● **Data extract**:
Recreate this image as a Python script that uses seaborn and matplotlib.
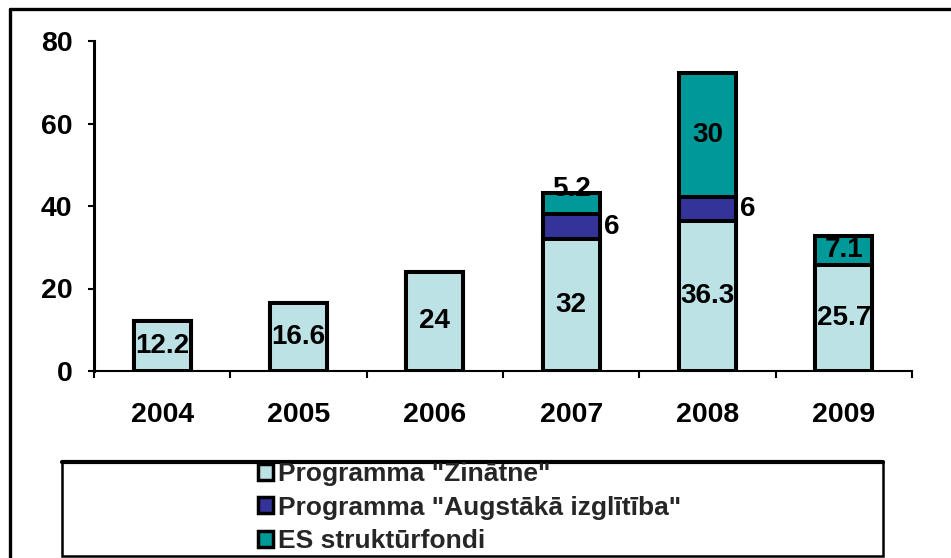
import matplotlib
matplotlib.use("Agg")
import matplotlib.pyplot as plt
import seaborn as sns
import numpy as np
import pandas as pd
from matplotlib.patches import Patch, Rectangle
from matplotlib.lines import Line2D
from matplotlib.ticker import FixedLocator

# ---- data ----
years = ["2004", "2005", "2006", "2007", "2008", "2009"]
zinatne = [12.2, 16.6, 24.0, 32.0, 36.3, 25.7]
augstaka = [0.0, 0.0, 0.0, 6.0, 6.0, 0.0]
es_fondi = [0.0, 0.0, 0.0, 5.2, 30.0, 7.1]
series_names = ['Programma "Zinātne"', 'Programma "Augstākā izglītība"', 'ES struktūrfondi']
yticks = [0, 20, 40, 60, 80]

col_zin = "#BDE2E6"
col_aug = "#333399"
col_es = "#009999"

sns.set_style("white")
plt.rcParams['font.family'] = ['Liberation Sans', 'DejaVu Sans']
plt.rcParams['font.weight'] = 'bold'

W, H = 951, 558
fig = plt.figure(figsize=(W / 100, H / 100), dpi=100)
ax = fig.add_axes([94 / W, 1 - 371 / H, (912 - 94) / W, (371 - 41) / H])

df = pd.DataFrame({"year": years, "zin": zinatne, "aug": augstaka, "es": es_fondi})
df["c2"] = df["zin"] + df["aug"]
df["c3"] = df["c2"] + df["es"]

bw = 0.42
elw = 2.9
for col, colr in [("c3", col_es), ("c2", col_aug), ("zin", col_zin)]:
    sns.barplot(data=df, x="year", y=col, color=colr, saturation=1, width=bw,
                edgecolor="black", linewidth=elw, errorbar=None, ax=ax)

for p in ax.patches:
    p.set_joinstyle("miter")

ax.set_xlim(-0.5, len(years) - 0.5)
ax.set_ylim(0, 80)
ax.set_yticks(yticks)
ax.set_xlabel("")
ax.set_ylabel("")

for s in ["top", "right"]:
    ax.spines[s].set_visible(False)
ax.spines["left"].set_linewidth(2.2)
ax.spines["bottom"].set_linewidth(1.5)
ax.spines["left"].set_color("black")
ax.spines["bottom"].set_color("black")

ax.tick_params(axis="y", direction="out", length=4.5, width=1.5, pad=11,
               labelsize=20.5, left=True, colors="black")
ax.tick_params(axis="x", which="major", length=0, pad=22, labelsize=20.5, colors="black")
ax.xaxis.set_minor_locator(FixedLocator(np.arange(-0.5, len(years), 1.0)))
ax.tick_params(axis="x", which="minor", direction="out", length=5, width=1.5,
               bottom=True, colors="black")
for lbl in ax.get_xticklabels() + ax.get_yticklabels():
    lbl.set_fontweight("bold")

# value labels
fs = 20
for i in range(len(years)):
    z, a, e = zinatne[i], augstaka[i], es_fondi[i]
    if z > 0:
        ax.text(i, z / 2, f"{z:g}", ha="center", va="center", fontsize=fs,
                fontweight="bold", color="black", zorder=10)
    if a > 0:
        ax.text(i + bw / 2 + 0.03, z + a / 2, f"{a:g}", ha="left", va="center",
                fontsize=fs, fontweight="bold", color="black", zorder=10)
    if e > 0:
        ye = z + a + e / 2
        if e < 6:
            ye = z + a + e + 1.0
        ax.text(i, ye, f"{e:g}", ha="center", va="center", fontsize=fs,
                fontweight="bold", color="black", zorder=10)

# outer frame (top and left lines)
fig.add_artist(Line2D([10 / W, 1.0], [1 - 9 / H, 1 - 9 / H], transform=fig.transFigure,
                      color="black", lw=2.4))
fig.add_artist(Line2D([10 / W, 10 / W], [0, 1 - 9 / H], transform=fig.transFigure,
                      color="black", lw=2.4))

# legend box
fig.add_artist(Rectangle((62 / W, 1 - 556 / H), (883 - 62) / W, (556 - 462) / H,
                         transform=fig.transFigure, fill=False, edgecolor="black", lw=1.8))
fig.add_artist(Line2D([62 / W, 883 / W], [1 - 462 / H, 1 - 462 / H], transform=fig.transFigure,
                      color="black", lw=3))

handles = [Patch(facecolor=c, edgecolor="black", linewidth=2.5) for c in (col_zin, col_aug, col_es)]
leg = fig.legend(handles, series_names, loc="upper left",
                 bbox_to_anchor=(258 / W, 1 - 462 / H), frameon=False,
                 prop={"size": 19, "weight": "bold"}, handlelength=0.55, handleheight=0.55,
                 handletextpad=0.2, labelspacing=0.36, borderpad=0, borderaxespad=0)

fig.savefig("out.png", dpi=100)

● **Aim**: Go through the listing above and write it out again exactly, dropping the pictures.

● **Task answer**:
Recreate this image as a Python script that uses seaborn and matplotlib.
import matplotlib
matplotlib.use("Agg")
import matplotlib.pyplot as plt
import seaborn as sns
import numpy as np
import pandas as pd
from matplotlib.patches import Patch, Rectangle
from matplotlib.lines import Line2D
from matplotlib.ticker import FixedLocator

# ---- data ----
years = ["2004", "2005", "2006", "2007", "2008", "2009"]
zinatne = [12.2, 16.6, 24.0, 32.0, 36.3, 25.7]
augstaka = [0.0, 0.0, 0.0, 6.0, 6.0, 0.0]
es_fondi = [0.0, 0.0, 0.0, 5.2, 30.0, 7.1]
series_names = ['Programma "Zinātne"', 'Programma "Augstākā izglītība"', 'ES struktūrfondi']
yticks = [0, 20, 40, 60, 80]

col_zin = "#BDE2E6"
col_aug = "#333399"
col_es = "#009999"

sns.set_style("white")
plt.rcParams['font.family'] = ['Liberation Sans', 'DejaVu Sans']
plt.rcParams['font.weight'] = 'bold'

W, H = 951, 558
fig = plt.figure(figsize=(W / 100, H / 100), dpi=100)
ax = fig.add_axes([94 / W, 1 - 371 / H, (912 - 94) / W, (371 - 41) / H])

df = pd.DataFrame({"year": years, "zin": zinatne, "aug": augstaka, "es": es_fondi})
df["c2"] = df["zin"] + df["aug"]
df["c3"] = df["c2"] + df["es"]

bw = 0.42
elw = 2.9
for col, colr in [("c3", col_es), ("c2", col_aug), ("zin", col_zin)]:
    sns.barplot(data=df, x="year", y=col, color=colr, saturation=1, width=bw,
                edgecolor="black", linewidth=elw, errorbar=None, ax=ax)

for p in ax.patches:
    p.set_joinstyle("miter")

ax.set_xlim(-0.5, len(years) - 0.5)
ax.set_ylim(0, 80)
ax.set_yticks(yticks)
ax.set_xlabel("")
ax.set_ylabel("")

for s in ["top", "right"]:
    ax.spines[s].set_visible(False)
ax.spines["left"].set_linewidth(2.2)
ax.spines["bottom"].set_linewidth(1.5)
ax.spines["left"].set_color("black")
ax.spines["bottom"].set_color("black")

ax.tick_params(axis="y", direction="out", length=4.5, width=1.5, pad=11,
               labelsize=20.5, left=True, colors="black")
ax.tick_params(axis="x", which="major", length=0, pad=22, labelsize=20.5, colors="black")
ax.xaxis.set_minor_locator(FixedLocator(np.arange(-0.5, len(years), 1.0)))
ax.tick_params(axis="x", which="minor", direction="out", length=5, width=1.5,
               bottom=True, colors="black")
for lbl in ax.get_xticklabels() + ax.get_yticklabels():
    lbl.set_fontweight("bold")

# value labels
fs = 20
for i in range(len(years)):
    z, a, e = zinatne[i], augstaka[i], es_fondi[i]
    if z > 0:
        ax.text(i, z / 2, f"{z:g}", ha="center", va="center", fontsize=fs,
                fontweight="bold", color="black", zorder=10)
    if a > 0:
        ax.text(i + bw / 2 + 0.03, z + a / 2, f"{a:g}", ha="left", va="center",
                fontsize=fs, fontweight="bold", color="black", zorder=10)
    if e > 0:
        ye = z + a + e / 2
        if e < 6:
            ye = z + a + e + 1.0
        ax.text(i, ye, f"{e:g}", ha="center", va="center", fontsize=fs,
                fontweight="bold", color="black", zorder=10)

# outer frame (top and left lines)
fig.add_artist(Line2D([10 / W, 1.0], [1 - 9 / H, 1 - 9 / H], transform=fig.transFigure,
                      color="black", lw=2.4))
fig.add_artist(Line2D([10 / W, 10 / W], [0, 1 - 9 / H], transform=fig.transFigure,
                      color="black", lw=2.4))

# legend box
fig.add_artist(Rectangle((62 / W, 1 - 556 / H), (883 - 62) / W, (556 - 462) / H,
                         transform=fig.transFigure, fill=False, edgecolor="black", lw=1.8))
fig.add_artist(Line2D([62 / W, 883 / W], [1 - 462 / H, 1 - 462 / H], transform=fig.transFigure,
                      color="black", lw=3))

handles = [Patch(facecolor=c, edgecolor="black", linewidth=2.5) for c in (col_zin, col_aug, col_es)]
leg = fig.legend(handles, series_names, loc="upper left",
                 bbox_to_anchor=(258 / W, 1 - 462 / H), frameon=False,
                 prop={"size": 19, "weight": "bold"}, handlelength=0.55, handleheight=0.55,
                 handletextpad=0.2, labelspacing=0.36, borderpad=0, borderaxespad=0)

fig.savefig("out.png", dpi=100)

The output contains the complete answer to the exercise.